Теперь он, сознательно поставив себе целью стать певцом казацких подвигов, начинает документироваться добросовестно и подробно.
Количество этюдов, сделанных для «Ермака», больше (и они разнообразнее), чем для других картин. Все они сделаны более твердой рукой, направляемой более сознательным глазом.
Но вот знаменательная разница: если мы возьмем этюды отдельных персонажей к «Морозовой», то увидим, что каждое лицо, каждая фигура, раз вошедшие в картину, становятся и значительнее и глубже.
Сравните хотя бы этюд со Сперанской с головой монашки, выглядывающей из-за плеча боярышни, положив между ними промежуточные эскизы того же лица.
Процесс углубления сразу станет нагляден.
Между тем персонажи «Ермака» на этюдах и на картине внутренно равны себе.
Раньше было постепенное выявление лиц, теперь начинается хорошая мозаическая работа из заранее заготовленных кусков.
Но ей не хватает окончательного сплава — трагического очищения.
Сознательное мастерство растет, подсознательное горение идет на убыль.
Достаточно просмотреть подготовительную работу для общей композиции, зафиксированную в пяти эскизах 91 и 92 годов, и сравнить ее с эскизами к «Морозовой», чтобы увидеть, какой большой и осознанный опыт в распоряжении человеческими массами Суриков приобрел за эти годы.
Средняя группа под развевающимися знаменами с Ермаком в центре является первым данным.

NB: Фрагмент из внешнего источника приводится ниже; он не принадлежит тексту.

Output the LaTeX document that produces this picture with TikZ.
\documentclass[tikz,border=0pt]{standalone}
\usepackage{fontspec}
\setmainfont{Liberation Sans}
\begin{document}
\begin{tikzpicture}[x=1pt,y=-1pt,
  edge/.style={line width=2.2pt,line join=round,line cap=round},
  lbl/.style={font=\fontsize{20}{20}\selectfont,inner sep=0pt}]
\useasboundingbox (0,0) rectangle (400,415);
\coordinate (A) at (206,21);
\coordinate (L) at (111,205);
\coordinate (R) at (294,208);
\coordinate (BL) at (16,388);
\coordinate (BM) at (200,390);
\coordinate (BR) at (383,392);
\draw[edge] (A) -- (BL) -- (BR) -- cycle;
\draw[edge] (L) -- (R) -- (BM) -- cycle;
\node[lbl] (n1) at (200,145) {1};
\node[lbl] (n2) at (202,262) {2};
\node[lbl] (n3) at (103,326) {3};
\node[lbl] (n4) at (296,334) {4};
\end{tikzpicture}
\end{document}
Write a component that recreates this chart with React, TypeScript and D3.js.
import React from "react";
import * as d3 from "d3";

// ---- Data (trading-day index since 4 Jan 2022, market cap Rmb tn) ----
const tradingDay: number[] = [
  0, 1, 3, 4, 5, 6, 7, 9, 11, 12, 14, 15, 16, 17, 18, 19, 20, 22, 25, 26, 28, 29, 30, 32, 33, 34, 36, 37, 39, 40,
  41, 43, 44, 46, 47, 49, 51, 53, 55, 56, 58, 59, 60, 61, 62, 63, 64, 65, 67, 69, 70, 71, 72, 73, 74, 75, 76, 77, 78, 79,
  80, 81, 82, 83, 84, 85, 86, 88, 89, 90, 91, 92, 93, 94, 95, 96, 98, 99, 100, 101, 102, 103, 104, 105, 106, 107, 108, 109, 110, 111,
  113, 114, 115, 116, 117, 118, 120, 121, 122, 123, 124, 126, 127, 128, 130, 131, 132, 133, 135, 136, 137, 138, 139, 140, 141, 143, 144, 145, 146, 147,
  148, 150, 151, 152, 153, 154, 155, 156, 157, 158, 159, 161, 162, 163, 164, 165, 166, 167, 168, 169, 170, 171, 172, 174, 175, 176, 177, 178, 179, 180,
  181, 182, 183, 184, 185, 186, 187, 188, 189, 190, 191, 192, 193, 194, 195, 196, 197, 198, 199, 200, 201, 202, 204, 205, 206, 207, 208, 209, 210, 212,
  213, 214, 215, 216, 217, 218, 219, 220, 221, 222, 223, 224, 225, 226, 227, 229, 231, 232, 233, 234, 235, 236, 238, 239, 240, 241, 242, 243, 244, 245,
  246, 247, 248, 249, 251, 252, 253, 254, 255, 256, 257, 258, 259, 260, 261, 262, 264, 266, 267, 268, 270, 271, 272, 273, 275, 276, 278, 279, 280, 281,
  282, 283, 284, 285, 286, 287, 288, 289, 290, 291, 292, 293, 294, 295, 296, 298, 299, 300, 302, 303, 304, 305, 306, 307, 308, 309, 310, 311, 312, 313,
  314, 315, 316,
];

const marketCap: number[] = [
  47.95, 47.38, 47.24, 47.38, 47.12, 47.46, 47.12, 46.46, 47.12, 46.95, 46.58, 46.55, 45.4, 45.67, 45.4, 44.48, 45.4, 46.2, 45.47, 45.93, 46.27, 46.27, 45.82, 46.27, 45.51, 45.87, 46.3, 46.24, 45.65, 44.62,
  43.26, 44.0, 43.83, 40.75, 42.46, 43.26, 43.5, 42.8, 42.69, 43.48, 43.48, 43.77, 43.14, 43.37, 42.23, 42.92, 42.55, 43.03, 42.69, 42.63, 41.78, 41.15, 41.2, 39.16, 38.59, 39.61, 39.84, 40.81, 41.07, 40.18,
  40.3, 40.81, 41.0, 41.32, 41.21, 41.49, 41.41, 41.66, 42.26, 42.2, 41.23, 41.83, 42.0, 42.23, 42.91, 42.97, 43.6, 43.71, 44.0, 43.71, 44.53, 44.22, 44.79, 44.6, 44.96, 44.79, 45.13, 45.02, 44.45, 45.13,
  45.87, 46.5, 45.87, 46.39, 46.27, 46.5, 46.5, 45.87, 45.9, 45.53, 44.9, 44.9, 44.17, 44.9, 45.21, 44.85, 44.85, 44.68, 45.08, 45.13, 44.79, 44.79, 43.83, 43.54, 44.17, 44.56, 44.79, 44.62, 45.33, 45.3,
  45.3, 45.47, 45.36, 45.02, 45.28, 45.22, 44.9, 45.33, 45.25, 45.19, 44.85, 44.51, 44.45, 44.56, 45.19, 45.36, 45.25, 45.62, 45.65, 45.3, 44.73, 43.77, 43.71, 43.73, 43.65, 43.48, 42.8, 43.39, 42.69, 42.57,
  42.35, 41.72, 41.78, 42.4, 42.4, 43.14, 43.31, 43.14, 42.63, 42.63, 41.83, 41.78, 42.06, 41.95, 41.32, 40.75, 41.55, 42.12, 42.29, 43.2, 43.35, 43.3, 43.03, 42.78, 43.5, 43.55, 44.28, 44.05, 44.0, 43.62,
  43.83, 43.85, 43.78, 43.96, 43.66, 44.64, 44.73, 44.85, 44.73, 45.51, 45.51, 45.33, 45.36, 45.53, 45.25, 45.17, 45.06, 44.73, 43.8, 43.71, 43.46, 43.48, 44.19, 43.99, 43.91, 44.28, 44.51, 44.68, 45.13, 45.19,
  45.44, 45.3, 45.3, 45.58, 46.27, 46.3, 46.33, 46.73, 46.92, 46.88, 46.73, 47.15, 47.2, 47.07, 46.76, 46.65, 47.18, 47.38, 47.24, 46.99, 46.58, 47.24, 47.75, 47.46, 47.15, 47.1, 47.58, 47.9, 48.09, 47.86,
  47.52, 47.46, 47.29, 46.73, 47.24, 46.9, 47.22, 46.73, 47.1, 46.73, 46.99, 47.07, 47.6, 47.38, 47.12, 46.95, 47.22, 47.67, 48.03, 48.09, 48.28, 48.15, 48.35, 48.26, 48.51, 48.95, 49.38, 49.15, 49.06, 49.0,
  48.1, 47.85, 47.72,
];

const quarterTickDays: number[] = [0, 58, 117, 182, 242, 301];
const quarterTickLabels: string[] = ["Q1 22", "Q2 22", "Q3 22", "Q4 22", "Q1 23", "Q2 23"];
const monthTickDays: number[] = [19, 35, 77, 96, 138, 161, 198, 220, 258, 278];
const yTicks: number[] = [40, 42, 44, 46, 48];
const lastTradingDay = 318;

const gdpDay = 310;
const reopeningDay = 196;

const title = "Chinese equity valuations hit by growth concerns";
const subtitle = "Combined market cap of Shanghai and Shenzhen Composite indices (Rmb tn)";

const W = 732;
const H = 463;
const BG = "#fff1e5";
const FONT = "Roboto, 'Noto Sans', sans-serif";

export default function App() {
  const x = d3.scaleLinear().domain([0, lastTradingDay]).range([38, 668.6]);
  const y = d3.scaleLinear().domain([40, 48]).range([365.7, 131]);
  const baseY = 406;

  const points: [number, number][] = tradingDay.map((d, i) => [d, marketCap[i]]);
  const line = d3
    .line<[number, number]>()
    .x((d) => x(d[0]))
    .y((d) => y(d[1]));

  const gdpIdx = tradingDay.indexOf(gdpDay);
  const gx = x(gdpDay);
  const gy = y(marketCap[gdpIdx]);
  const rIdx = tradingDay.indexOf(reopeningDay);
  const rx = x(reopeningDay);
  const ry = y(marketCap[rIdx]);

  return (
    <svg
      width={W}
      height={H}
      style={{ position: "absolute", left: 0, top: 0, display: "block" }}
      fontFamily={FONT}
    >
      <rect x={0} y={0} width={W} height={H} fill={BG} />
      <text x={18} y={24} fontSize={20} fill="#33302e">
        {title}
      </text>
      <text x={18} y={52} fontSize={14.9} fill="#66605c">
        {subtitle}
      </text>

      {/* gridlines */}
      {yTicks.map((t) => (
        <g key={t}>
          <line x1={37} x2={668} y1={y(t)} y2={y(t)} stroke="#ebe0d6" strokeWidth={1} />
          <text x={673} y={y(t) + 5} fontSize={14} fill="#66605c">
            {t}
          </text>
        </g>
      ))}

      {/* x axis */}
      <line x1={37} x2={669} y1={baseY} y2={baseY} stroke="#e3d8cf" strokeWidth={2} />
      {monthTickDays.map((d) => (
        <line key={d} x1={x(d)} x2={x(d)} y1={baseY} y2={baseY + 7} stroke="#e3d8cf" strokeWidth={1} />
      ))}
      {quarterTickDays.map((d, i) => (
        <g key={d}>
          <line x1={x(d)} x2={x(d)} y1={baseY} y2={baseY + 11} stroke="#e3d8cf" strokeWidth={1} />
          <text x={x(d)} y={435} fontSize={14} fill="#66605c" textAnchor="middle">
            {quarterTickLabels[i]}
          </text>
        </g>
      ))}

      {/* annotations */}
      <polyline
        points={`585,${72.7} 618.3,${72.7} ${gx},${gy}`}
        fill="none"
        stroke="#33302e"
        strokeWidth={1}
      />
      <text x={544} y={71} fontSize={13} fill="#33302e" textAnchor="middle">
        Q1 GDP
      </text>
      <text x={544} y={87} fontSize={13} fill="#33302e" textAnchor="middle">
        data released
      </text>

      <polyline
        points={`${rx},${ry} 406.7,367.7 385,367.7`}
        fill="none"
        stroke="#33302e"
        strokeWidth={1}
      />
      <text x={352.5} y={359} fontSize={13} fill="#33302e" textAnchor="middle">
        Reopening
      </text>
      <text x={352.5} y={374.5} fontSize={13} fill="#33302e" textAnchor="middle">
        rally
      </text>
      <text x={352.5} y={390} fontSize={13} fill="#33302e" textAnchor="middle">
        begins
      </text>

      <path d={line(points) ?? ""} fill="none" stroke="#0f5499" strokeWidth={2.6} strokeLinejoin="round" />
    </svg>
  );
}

Фигура Ермака найдена сразу: крепко стоящая обеими ногами, головой в профиль, с рукой, протянутой под прямым углом, приземистая, сильная, вырубленная топором. По направлению ее руки тянутся ружейные дула, давая устремление ее повелительному, но тупому движению.
Вначале на этом ядре сосредоточен весь свет, а толпа казаков занимает всю площадь картины. Татар почти не видно, солнце бьет в обрыв, а город занимает почти всю верхнюю четверть картины.
На эскизах 92 года все быстро формируется: татарское войско проливается из города и затопляет весь берег реки, казацкие ладьи отступают влево, формат картины вытягивается и приближается к излюбленной пропорции Сурикова — одного на два, что в «Морозовой» и в «Городке».